Forget about the fact that the two are in no way mutually exclusive. The question is: Is it necessary? Fuck no. Duh. Are any of these stupid reviews actually necessary? I don't think Karl Rove could assemble a think tank to convince a single person that they are. Hell, I don't think there is a remote chance that Stephen Hawking could get the magic robot that lives in his wheelchair to come up with a single explanation as to why the world needs some unemployed smart ass in Delaware to ramble on about such culturally important objects as the latest
Tusco Embassy batch. BUT, if I am going to broadcast such rambles on the
internets, I'm not going to ignore the fact that tapes comes with things like "covers" and "artwork". I don't know about you, but when I grip a new tape the first thing I see is the cover. If that shit looks stupid, is cut all jacked up, or comes in one of those stupid fucking sandwich baggies, then I am immediately like "come on, man". So, to not mention that would be pretty stupid, don't you agree? I see it as a whole package deal.
But you know what? That input actually really got me thinking. Got the old brain blades spinning in the head fan. So naturally, and this is what I assume the reader wanted, I got stoned and stared at tapes. No sounds in the room, just straight stared at, specifically, the spines of the cassettes
chillin' out on the built-in bookcases over there (
I'm pointing at them now). This went on for, I don't know... Ten minutes... An hour... I have a horrible sense of time. I did, however, have a blast rocking some spine-time.
One of the things that stuck out during the session was the transition of artwork over time for some labels, like the Catholic Tapes color to b&w move, and the more noticeable
Excitebike transformation. I'm not rocking an extensive amount of the
ExBx catalog, but what I do have displays a nice time line; Teens starting off with solid color paper, black printing, with the same bold font. Then, in
ExBx mid-life, there is a switch to hand writing, a baby step to the jangly, sharpie seizure tags those slices got now. I know I've said in the past that a steady hand on the spines is the way to go, and I stand by that, but it's also cool to see artistic styles develop over time. Sure, I enjoy it when labels hold it homogeneous, but when they can slowly evolve a look over time and keep it cool, that is a nice track to take. Not that throwing it all over the place is a bad thing. I can totally get into a
hodge podge flying out of
HQs, as long as it's not thrown together with 0% care. One thing that will trip up the smooth vibes is if a label with a perpetual layout all of a sudden drops in a weirdo. It would be like a noise cassette Duck Duck Goose match. When someone finally yells "Goose" shit goes nuts, so I think science has proven me correct on that one. It's no longer an opinion, get it in the books. Oh, and I don't want to hear an excuse like you're using those flimsy cases so that is why your tapes don't have spines. I'm calling you out,
Madak! That shit wont fly!!

I also dig when labels blaze some sort of logo in the same position on the spine every time. It keeps a solid consistency for my eyeballs to latch onto, acting like dominoes that don't domino anywhere.
Domin-
NOs. Maybe it's a primal urge to put shit in order that draws me to this feature. I can put all of my cassettes in one spot. Then take it a step further and put them into some sort of catalog order. Then I can go that extra step and put a bunch of tribal markings all in a row. It's beauty, and a rather calming exercise. I'm not saying it's going to make any tape sound better, but that's not what I'm talking about anyway.

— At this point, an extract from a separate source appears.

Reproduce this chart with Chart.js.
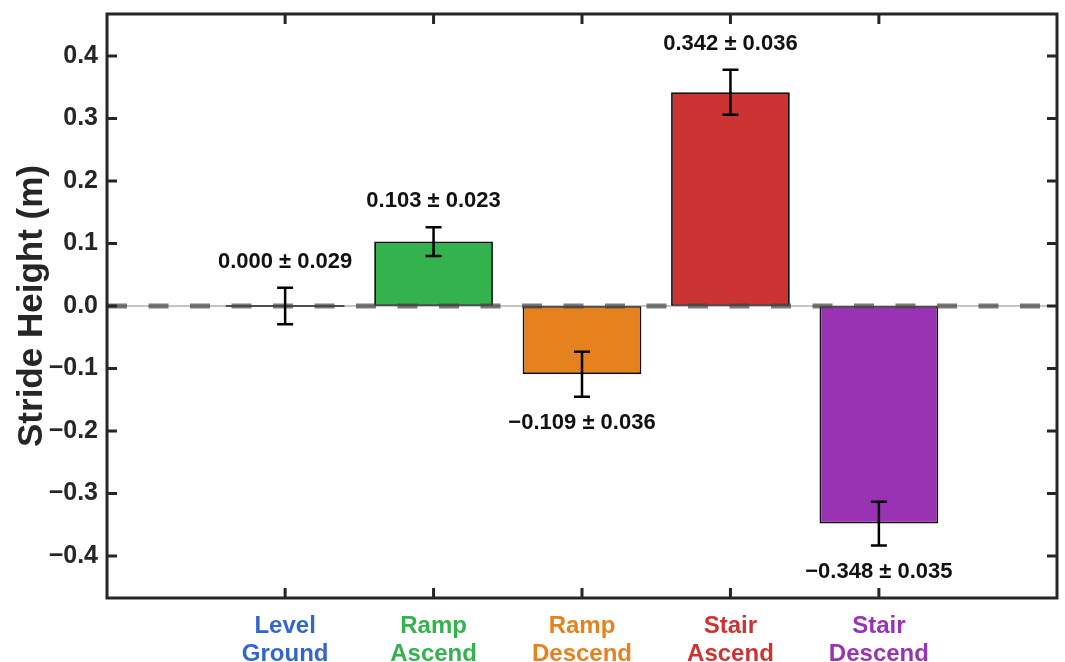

Then you get fools that try to feed some blank shit!? What!? Now, that doesn't mean that tapes with blank spines can't be killers, all of the anonymous cassettes below are really good, but right away you're taking a back seat to those who identify themselves up front. When I go to grab something off the shelf with nothing in mind, just a random jam, I'm steady skipping over the unidentifiable bodies until I find something that sparks a match. Out of sight, out of mind. And when you're hidden in plain view, that's a whammy. Oh, first person to name all three tapes pictured below gets a prize.

Another random fact from spine-time not to miss out on: I stack all of my
RRR Recycled tapes in color coordinated sections. I tried to mix and match, but that only lasted for about a day before I went crazy and had to change em back. I'm pretty stoked on the pink, green, and purple ones, but most of series I have are your standard gray. Then you have the A.H.P.N. recycled tape. The A.H.P.N. (
not actually sure who that is) doesn't have duct tape at all, which is blasphemy in my book. When you think about recycled tapes, the duct tape is the first thing you think of... At least it is for me, second being thoughts about what 80's rock or country music is still intact under the new material. So what I'm saying is I almost want to get rid of that tape, just because it doesn't have the full treatment, or at least separate it from the pack until Ron is kind enough to send me a replacement. Visually, it's the ugly duckling of the group, but it's not even a swan. Just an ugly duck. The power of the spine. Brutal.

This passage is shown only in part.